In a biting critique, the plaintiffs in a lawsuit against the city describe the city website as “overly technical and barebones,” “not user-friendly or intuitive,” “very process/procedural oriented” and burdened with extraneous information such as committee meeting agendas.

“The site is adequate if you know what you’re looking for or looking at and know how to read financial and statistical reports,but not helpful for the general public,” they wrote in a letter to the court.


To achieve the court’s goal, they said, the city should develop the site with charts, explanatory narratives, high-level statistics and consistent data formats, so that users could see what the city money is being spent on and what results it is achieving. In effect, it should be more like the websites customers use to track their investments.

The lawsuit was filed in 2020 by the LA Alliance for Human Rights, a group of property and business owners and residents, who alleged that the city and county were failing their duty to address homelessness.

Early in the case, Carter pressured the city and county to agree to produce 6,700 interim or permanent beds for people living under freeways. Then, as part of a settlement, the city agreed to add 12,913 more.

The case took a turn toward the issue of accountability when lawyers for the plaintiffs filed a motion in February asking Carter to sanction the city for not meeting deadlines in the settlement agreement.

Carter said in March that he would rule that the city acted in bad faith and has pressured both the city and county to be more transparent on their spending and the results of their homelessness initiatives.

During the March hearing, Carter ordered the city to pay for an outside audit of its homelessness programs and extracted a commitment from Mayor Karen Bass that the city would have all invoices paid by the city in 2024 on a public website within two weeks.


“The best auditor will be the public,” Carter said.

The city met the deadline by adding a “Homelessness-related Invoices and Metrics” link to the City Administrative Office website.
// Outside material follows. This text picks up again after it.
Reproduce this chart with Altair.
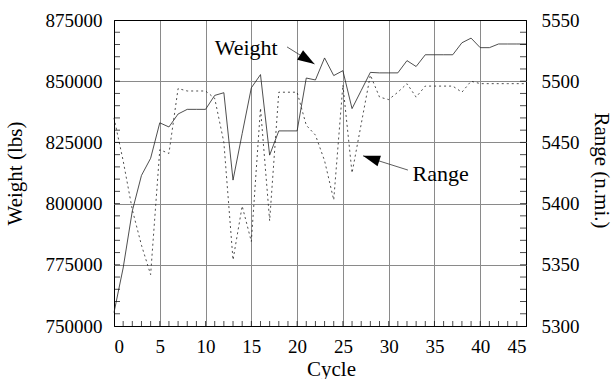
import math
import altair as alt
import pandas as pd

# ---- data -------------------------------------------------------------
cycles = list(range(46))
weight_lbs = [
    755500, 773700, 797000, 811500, 818500, 833000, 831300, 836600, 838500, 838500,
    838500, 844200, 845300, 809600, 828600, 847300, 852700, 819800, 829700, 829700,
    829700, 851300, 850500, 859500, 852300, 854300, 838800, 846200, 853600, 853400,
    853400, 853400, 858400, 856000, 860800, 860800, 860800, 860800, 865700, 867600,
    863700, 863700, 865200, 865200, 865200, 865200,
]
range_nmi = [
    5470, 5435, 5395, 5366, 5342, 5444, 5441, 5494, 5492, 5492,
    5492, 5486, 5450, 5354, 5398, 5369, 5478, 5386, 5491, 5491,
    5491, 5464, 5456, 5435, 5403, 5497, 5425, 5465, 5505, 5487,
    5485, 5491, 5498, 5487, 5496, 5496, 5496, 5496, 5491, 5500,
    5498, 5498, 5498, 5498, 5498, 5498,
]

x_ticks = list(range(0, 50, 5))
w_ticks = list(range(750000, 875001, 25000))
r_ticks = list(range(5300, 5551, 50))
minor_x = list(range(1, 45))
minor_w = list(range(755000, 875000, 5000))

# callout labels (data coordinates: cycle, weight)
labels = ["Weight", "Range"]
label_x = [11.0, 32.6]
label_w = [860700, 809200]
# arrows: tail -> tip, in (cycle, weight)
arrow_x0 = [18.9, 32.1]
arrow_w0 = [864000, 813700]
arrow_x1 = [21.9, 27.2]
arrow_w1 = [857000, 819500]

W, H = 412, 306
X_DOM = [0, 45]
W_DOM = [750000, 875000]
R_DOM = [5300, 5550]
FONT = "Liberation Serif"
GRID = "#8a8a8a"


def px(c, w):
    """Data -> pixel position inside the plot area."""
    return ((c - X_DOM[0]) / (X_DOM[1] - X_DOM[0]) * W,
            (W_DOM[1] - w) / (W_DOM[1] - W_DOM[0]) * H)


angles = []
for a, b, c, d in zip(arrow_x0, arrow_w0, arrow_x1, arrow_w1):
    (x0, y0), (x1, y1) = px(a, b), px(c, d)
    angles.append(math.degrees(math.atan2(y1 - y0, x1 - x0)) % 360)

series = pd.DataFrame({"cycle": cycles, "weight": weight_lbs, "range": range_nmi})
ann = pd.DataFrame({"label": labels, "cycle": label_x, "weight": label_w})
arrows = pd.DataFrame({
    "id": [0, 0, 1, 1],
    "cycle": [arrow_x0[0], arrow_x1[0], arrow_x0[1], arrow_x1[1]],
    "weight": [arrow_w0[0], arrow_w1[0], arrow_w0[1], arrow_w1[1]],
    "order": [0, 1, 0, 1],
})
heads = pd.DataFrame({"cycle": arrow_x1, "weight": arrow_w1, "angle": angles})
mx = pd.DataFrame({"cycle": minor_x})
mw = pd.DataFrame({"weight": minor_w})

edge_x = {"condition": {"test": "datum.value === 0 || datum.value === 45", "value": "black"},
          "value": GRID}
edge_w = {"condition": {"test": "datum.value === 750000 || datum.value === 875000",
                        "value": "black"}, "value": GRID}

x_axis = alt.Axis(values=x_ticks, grid=True, gridColor=edge_x, gridWidth=1,
                  ticks=False, tickSize=0, domain=False,
                  labelFont=FONT, labelFontSize=19, labelColor="black", labelPadding=11,
                  title="Cycle", titleFont=FONT, titleFontSize=21, titleFontWeight="normal",
                  titleColor="black", titleX=217, titleY=49, titleAlign="center",
                  titleBaseline="alphabetic")
x_enc = alt.X("cycle:Q", scale=alt.Scale(domain=X_DOM, nice=False, zero=False), axis=x_axis)

w_scale = alt.Scale(domain=W_DOM, nice=False, zero=False)
r_scale = alt.Scale(domain=R_DOM, nice=False, zero=False)

w_axis = alt.Axis(values=w_ticks, grid=True, gridColor=edge_w, gridWidth=1,
                  ticks=False, tickSize=0, domain=False, format="d",
                  labelFont=FONT, labelFontSize=19, labelColor="black", labelPadding=12,
                  title="Weight (lbs)", titleFont=FONT, titleFontSize=21,
                  titleFontWeight="normal", titleColor="black", titleAngle=270,
                  titleX=-99, titleY=153, titleAlign="center", titleBaseline="middle")
r_axis = alt.Axis(values=r_ticks, grid=False, ticks=False, tickSize=0, domain=False,
                  format="d", orient="right",
                  labelFont=FONT, labelFontSize=19, labelColor="black", labelPadding=15,
                  title="Range (n.mi.)", titleFont=FONT, titleFontSize=21,
                  titleFontWeight="normal", titleColor="black", titleAngle=90,
                  titleX=74, titleY=150, titleAlign="center", titleBaseline="middle")

y_w = alt.Y("weight:Q", scale=w_scale, axis=w_axis)

# weight side: line, inner minor ticks, callouts
weight_line = alt.Chart(series).mark_line(color="#222222", strokeWidth=0.8).encode(
    x=x_enc, y=y_w)

ticks_bottom = alt.Chart(mx).mark_tick(color="black", thickness=1, size=5, orient="vertical").encode(
    x=x_enc, y=alt.value(H - 2.5))
ticks_left = alt.Chart(mw).mark_tick(color="black", thickness=1, size=6, orient="horizontal").encode(
    x=alt.value(3), y=y_w)
ticks_right = alt.Chart(mw).mark_tick(color="black", thickness=1, size=6, orient="horizontal").encode(
    x=alt.value(W - 3), y=y_w)

text = alt.Chart(ann).mark_text(font=FONT, fontSize=22, align="left", baseline="alphabetic",
                                color="black").encode(
    x=x_enc, y=y_w, text="label:N")

shafts = alt.Chart(arrows).mark_line(color="#333333", strokeWidth=0.8).encode(
    x=x_enc, y=y_w, detail="id:N", order="order:Q")

tips = alt.Chart(heads).mark_point(shape="M0,0L-2,-0.66L-2,0.66Z", filled=True, size=289,
                                   color="black", opacity=1).encode(
    x=x_enc, y=y_w, angle=alt.Angle("angle:Q", scale=None))

weight_side = alt.layer(weight_line, ticks_bottom, ticks_left, ticks_right, shafts, tips, text)

# range side
range_line = alt.Chart(series).mark_line(color="#222222", strokeWidth=0.8, strokeDash=[2, 3]).encode(
    x=x_enc, y=alt.Y("range:Q", scale=r_scale, axis=r_axis))

chart = alt.layer(weight_side, range_line).resolve_scale(y="independent").properties(
    width=W, height=H,
    background="white",
    autosize=alt.AutoSizeParams(type="none"),
    padding={"left": 114, "top": 20, "right": 87, "bottom": 53},
).configure_view(stroke="black", strokeWidth=1)

chart.save("out.html", embed_options={"renderer": "svg", "actions": False})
It provides three sub-links, to the initial agreement for 6,700 beds, to the 12,913 beds required by the settlement and to Bass’ Inside Safe program.

Each link contains voluminous reports to the City Council on the programs. The invoices were attached as PDF documents that could not be summed and sorted for analysis.
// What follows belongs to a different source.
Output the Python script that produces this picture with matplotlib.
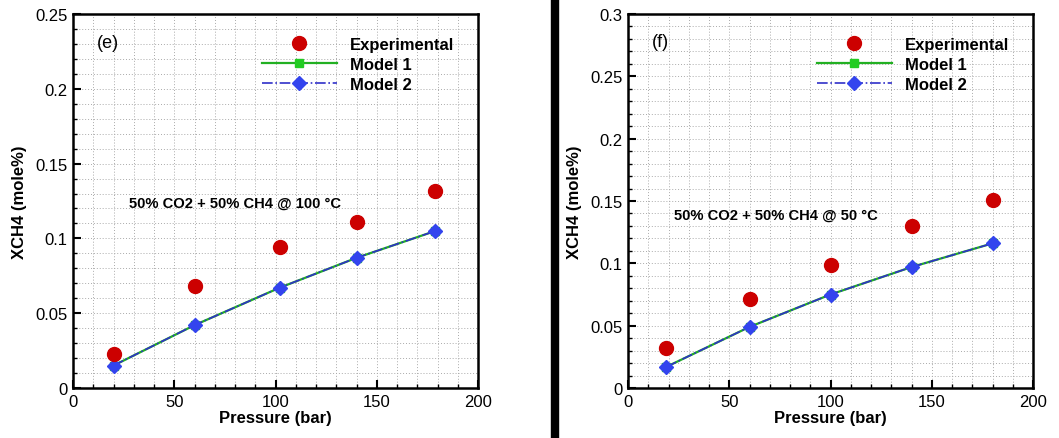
import numpy as np
import matplotlib.pyplot as plt
from matplotlib.lines import Line2D
from matplotlib.patches import Rectangle
from matplotlib.ticker import MultipleLocator

plt.rcParams['font.family'] = ['Liberation Sans', 'DejaVu Sans']

# panel (e): 100 C
p_e = [20, 60, 102, 140, 179]
exp_e = [0.023, 0.068, 0.094, 0.111, 0.132]
m1_e = [0.015, 0.042, 0.067, 0.087, 0.105]
m2_e = [0.015, 0.042, 0.067, 0.087, 0.105]

# panel (f): 50 C
p_f = [19, 60, 100, 140, 180]
exp_f = [0.032, 0.071, 0.099, 0.130, 0.151]
m1_f = [0.017, 0.049, 0.075, 0.097, 0.116]
m2_f = [0.017, 0.049, 0.075, 0.097, 0.116]

W, H = 1059, 439
fig = plt.figure(figsize=(W / 100, H / 100), dpi=100)


def panel(rect, p, ex, m1, m2, ymax, ystep, tag, note, tag_xy, note_xy):
    ax = fig.add_axes(rect)
    ax.plot(p, m1, color='#22b022', lw=1.6, marker='s', ms=6,
            mfc='#22cc22', mec='#22cc22', label='Model 1', zorder=3)
    ax.plot(p, m2, color='#3030c8', lw=1.2, ls='-.', marker='D', ms=7,
            mfc='#3344ee', mec='#3344ee', label='Model 2', zorder=4)
    ax.plot(p, ex, ls='none', marker='o', ms=10, mfc='#cc0000',
            mec='#cc0000', label='Experimental', zorder=5)
    ax.set_xlim(0, 200)
    ax.set_ylim(0, ymax)
    ax.xaxis.set_major_locator(MultipleLocator(50))
    ax.xaxis.set_minor_locator(MultipleLocator(10))
    ax.yaxis.set_major_locator(MultipleLocator(ystep))
    ax.yaxis.set_minor_locator(MultipleLocator(0.01))
    ax.grid(which='both', color='#aaaaaa', ls=(0, (1, 2)), lw=0.7)
    ax.set_axisbelow(True)
    ax.tick_params(which='major', direction='in', length=6, width=1.5,
                   labelsize=12, pad=4)
    ax.tick_params(which='minor', direction='in', length=3, width=1)
    for s in ax.spines.values():
        s.set_linewidth(1.8)
    ax.yaxis.set_major_formatter(plt.FuncFormatter(lambda v, _: f'{v:g}'))
    ax.set_xlabel('Pressure (bar)', fontsize=12, fontweight='bold', labelpad=1)
    ax.set_ylabel('XCH4 (mole%)', fontsize=12, fontweight='bold', labelpad=6)
    ax.text(*tag_xy, tag, fontsize=13)
    ax.text(*note_xy, note, fontsize=10.6, fontweight='bold')
    handles = [
        Line2D([], [], ls='none', marker='o', ms=10, mfc='#cc0000', mec='#cc0000'),
        Line2D([], [], color='#22b022', lw=1.6, marker='s', ms=6,
               mfc='#22cc22', mec='#22cc22'),
        Line2D([], [], color='#3030c8', lw=1.2, ls='-.', marker='D', ms=7,
               mfc='#3344ee', mec='#3344ee'),
    ]
    ax.legend(handles, ['Experimental', 'Model 1', 'Model 2'],
              loc='upper left', bbox_to_anchor=(0.445, 0.96),
              frameon=False, borderpad=0, handlelength=4.5,
              handletextpad=0.8, labelspacing=0.3,
              prop={'weight': 'bold', 'size': 12})
    return ax


panel([73 / W, 1 - 389 / H, 405 / W, 374 / H], p_e, exp_e, m1_e, m2_e,
      0.25, 0.05, '(e)', '50% CO2 + 50% CH4 @ 100 \u00b0C',
      (12, 0.228), (27.5, 0.121))
panel([628 / W, 1 - 389 / H, 405 / W, 374 / H], p_f, exp_f, m1_f, m2_f,
      0.3, 0.05, '(f)', '50% CO2 + 50% CH4 @ 50 \u00b0C',
      (12, 0.274), (22.5, 0.136))

fig.patches.append(Rectangle((551 / W, 0), 7 / W, 1, transform=fig.transFigure,
                             color='black', zorder=10))

fig.savefig('out.png', dpi=100)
In the evaluation, LA Alliance executive director Paul Webster and attorney Elizabeth Mitchell of the law firm Umhofer, Mitchell & King LLP picked apart one set of invoices for the city’s safe parking program. The performance metrics were for a different period than the invoices, the contractor had not provided required monthly reports and there were no figures for cost per vehicle served, she wrote.
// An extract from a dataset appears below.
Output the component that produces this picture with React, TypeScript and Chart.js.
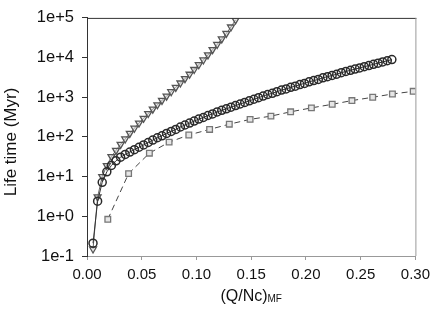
import React, { useEffect, useRef } from "react";
import { Chart, registerables } from "chart.js";

Chart.register(...registerables);

// Circle series (solid dark line)
const circleX = [
  0.0055, 0.0097, 0.0139, 0.0181, 0.0223, 0.0265, 0.0307, 0.0349, 0.0391, 0.0433,
  0.0475, 0.0517, 0.0559, 0.0601, 0.0643, 0.0685, 0.0727, 0.0769, 0.0811, 0.0853,
  0.0895, 0.0937, 0.0979, 0.1021, 0.1063, 0.1105, 0.1147, 0.1189, 0.1231, 0.1273,
  0.1315, 0.1357, 0.1399, 0.1441, 0.1483, 0.1525, 0.1567, 0.1609, 0.1651, 0.1693,
  0.1735, 0.1777, 0.1819, 0.1861, 0.1903, 0.1945, 0.1987, 0.2029, 0.2071, 0.2113,
  0.2155, 0.2197, 0.2239, 0.2281, 0.2323, 0.2365, 0.2407, 0.2449, 0.2491, 0.2533,
  0.2575, 0.2617, 0.2659, 0.2701, 0.2743, 0.2785,
];
const circleY = [
  0.21, 2.4, 7.2, 13.2, 19.1, 25.1, 30.9, 36.3, 41.7, 47.9,
  55.0, 63.1, 72.4, 83.2, 95.5, 107, 123, 138, 155, 178,
  200, 224, 251, 282, 309, 347, 380, 427, 468, 513,
  562, 617, 676, 741, 813, 891, 977, 1070, 1175, 1259,
  1380, 1514, 1622, 1778, 1905, 2089, 2239, 2455, 2630, 2818,
  3090, 3311, 3548, 3802, 4169, 4467, 4786, 5129, 5495, 5888,
  6310, 6761, 7244, 7762, 8318, 8913,
];

// Triangle series (solid gray line)
const triangleX = [
  0.0055, 0.0097, 0.0139, 0.0181, 0.0223, 0.0265, 0.0307, 0.0349, 0.0391, 0.0433,
  0.0475, 0.0517, 0.0559, 0.0601, 0.0643, 0.0685, 0.0727, 0.0769, 0.0811, 0.0853,
  0.0895, 0.0937, 0.0979, 0.1021, 0.1063, 0.1105, 0.1147, 0.1189, 0.1231, 0.1273,
  0.1315, 0.1357,
];
const triangleY = [
  0.15, 3.1, 10, 19, 32, 46, 65, 89, 123, 166,
  224, 295, 389, 501, 646, 832, 1070, 1380, 1780, 2290,
  2950, 3800, 5010, 6610, 8710, 11700, 15800, 21400, 29500, 40700,
  58900, 89100,
];

// Square series (dashed line)
const squareX = [
  0.019, 0.038, 0.057, 0.075, 0.093, 0.112, 0.13, 0.149, 0.168, 0.186,
  0.205, 0.224, 0.242, 0.261, 0.279, 0.298,
];
const squareY = [
  0.84, 11.9, 39, 74, 112, 155, 210, 277, 335, 430,
  540, 665, 825, 1000, 1210, 1410,
];

const xTickValues = [0, 0.05, 0.1, 0.15, 0.2, 0.25, 0.3];
const xTickLabels = ["0.00", "0.05", "0.10", "0.15", "0.20", "0.25", "0.30"];
const yTickValues = [0.1, 1, 10, 100, 1000, 10000, 100000];
const yTickLabels = ["1e-1", "1e+0", "1e+1", "1e+2", "1e+3", "1e+4", "1e+5"];

const xTitleMain = "(Q/Nc)";
const xTitleSub = "MF";
const yTitle = "Life time (Myr)";

const FONT = '"Liberation Sans", Arial, Helvetica, sans-serif';

const toPoints = (xs: number[], ys: number[]) => xs.map((x, i) => ({ x, y: ys[i] }));

export default function App() {
  const ref = useRef<HTMLCanvasElement | null>(null);

  useEffect(() => {
    document.body.style.margin = "0";
    const canvas = ref.current;
    if (!canvas) return;

    const framePlugin = {
      id: "frameAndTitles",
      afterDraw(chart: any) {
        const { ctx, chartArea } = chart;
        const { left, right, top, bottom } = chartArea;
        ctx.save();
        ctx.strokeStyle = "#333";
        ctx.lineWidth = 1;
        ctx.beginPath();
        ctx.moveTo(left, top + 0.5);
        ctx.lineTo(right + 1, top + 0.5);
        ctx.stroke();
        ctx.strokeStyle = "#999";
        ctx.beginPath();
        ctx.moveTo(right + 0.5, top);
        ctx.lineTo(right + 0.5, bottom);
        ctx.stroke();

        ctx.fillStyle = "#111";
        ctx.textBaseline = "alphabetic";
        ctx.textAlign = "left";
        ctx.font = `16px ${FONT}`;
        const w1 = ctx.measureText(xTitleMain).width;
        ctx.font = `10px ${FONT}`;
        const w2 = ctx.measureText(xTitleSub).width;
        const cx = (left + right) / 2;
        const sx = cx - (w1 + w2) / 2;
        ctx.font = `16px ${FONT}`;
        ctx.fillText(xTitleMain, sx, 301);
        ctx.font = `10px ${FONT}`;
        ctx.fillText(xTitleSub, sx + w1, 302);

        ctx.font = `17px ${FONT}`;
        ctx.textAlign = "center";
        ctx.textBaseline = "middle";
        ctx.translate(11, 142);
        ctx.rotate(-Math.PI / 2);
        ctx.fillText(yTitle, 0, 0);
        ctx.restore();
      },
    };

    const chart = new Chart(canvas, {
      type: "line",
      data: {
        datasets: [
          {
            label: "circles",
            data: toPoints(circleX, circleY),
            borderColor: "#333",
            borderWidth: 1,
            pointStyle: "circle",
            pointRadius: 4,
            pointBorderWidth: 1.5,
            pointBorderColor: "#2a2a2a",
            pointBackgroundColor: "rgba(255,255,255,0)",
            tension: 0,
          },
          {
            label: "triangles",
            data: toPoints(triangleX, triangleY),
            borderColor: "#666",
            borderWidth: 1,
            pointStyle: "triangle",
            pointRotation: 180,
            pointRadius: 4,
            pointBorderWidth: 1.3,
            pointBorderColor: "#555",
            pointBackgroundColor: "rgba(210,210,210,0.5)",
            tension: 0,
          },
          {
            label: "squares",
            data: toPoints(squareX, squareY),
            borderColor: "#444",
            borderWidth: 1,
            borderDash: [6, 4],
            pointStyle: "rect",
            pointRadius: 4,
            pointBorderWidth: 1.3,
            pointBorderColor: "#777",
            pointBackgroundColor: "#e6e6e6",
            tension: 0,
          },
        ],
      },
      options: {
        responsive: false,
        animation: false,
        devicePixelRatio: 1,
        layout: { padding: { left: 0, right: 19, top: 17, bottom: 0 } },
        plugins: {
          legend: { display: false },
          tooltip: { enabled: false },
        },
        scales: {
          x: {
            type: "linear",
            min: 0,
            max: 0.3,
            afterFit: (scale: any) => {
              scale.height = 67;
            },
            afterBuildTicks: (scale: any) => {
              scale.ticks = xTickValues.map((v) => ({ value: v }));
            },
            ticks: {
              color: "#111",
              font: { family: FONT, size: 15 },
              padding: 6,
              maxRotation: 0,
              autoSkip: false,
              callback: (v: any) => {
                const i = xTickValues.findIndex((t) => Math.abs(t - Number(v)) < 1e-9);
                return i >= 0 ? xTickLabels[i] : "";
              },
            },
            grid: {
              drawOnChartArea: false,
              drawTicks: true,
              tickLength: 4,
              color: "#999",
            },
            border: { display: true, color: "#999", width: 1 },
          },
          y: {
            type: "logarithmic",
            min: 0.1,
            max: 100000,
            afterFit: (scale: any) => {
              scale.width = 87;
            },
            afterBuildTicks: (scale: any) => {
              scale.ticks = yTickValues.map((v) => ({ value: v }));
            },
            ticks: {
              color: "#111",
              font: { family: FONT, size: 16.5 },
              padding: 8,
              autoSkip: false,
              callback: (v: any) => {
                const i = yTickValues.findIndex((t) => Math.abs(t - Number(v)) / t < 1e-6);
                return i >= 0 ? yTickLabels[i] : "";
              },
            },
            grid: {
              drawOnChartArea: false,
              drawTicks: true,
              tickLength: 5,
              color: "#333",
            },
            border: { display: true, color: "#333", width: 1 },
          },
        },
      },
      plugins: [framePlugin],
    });

    return () => chart.destroy();
  }, []);

  return (
    <div style={{ width: 436, height: 323, background: "#fff" }}>
      <canvas ref={ref} width={436} height={323} style={{ width: 436, height: 323, display: "block" }} />
    </div>
  );
}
Mitchell acknowledged that under a harsh deadline, the city had only linked to existing reports not written for communicating to the public.

“It is understandable that within the quick turnaround to create a working website in a matter of weeks information and resources would not be tailored to the public,” Mitchell wrote.

“It is expected that over time reports and information linked on the website would become more user friendly and clearer in reporting how much money has been spent on what programs to accomplish specific goals and outcomes.”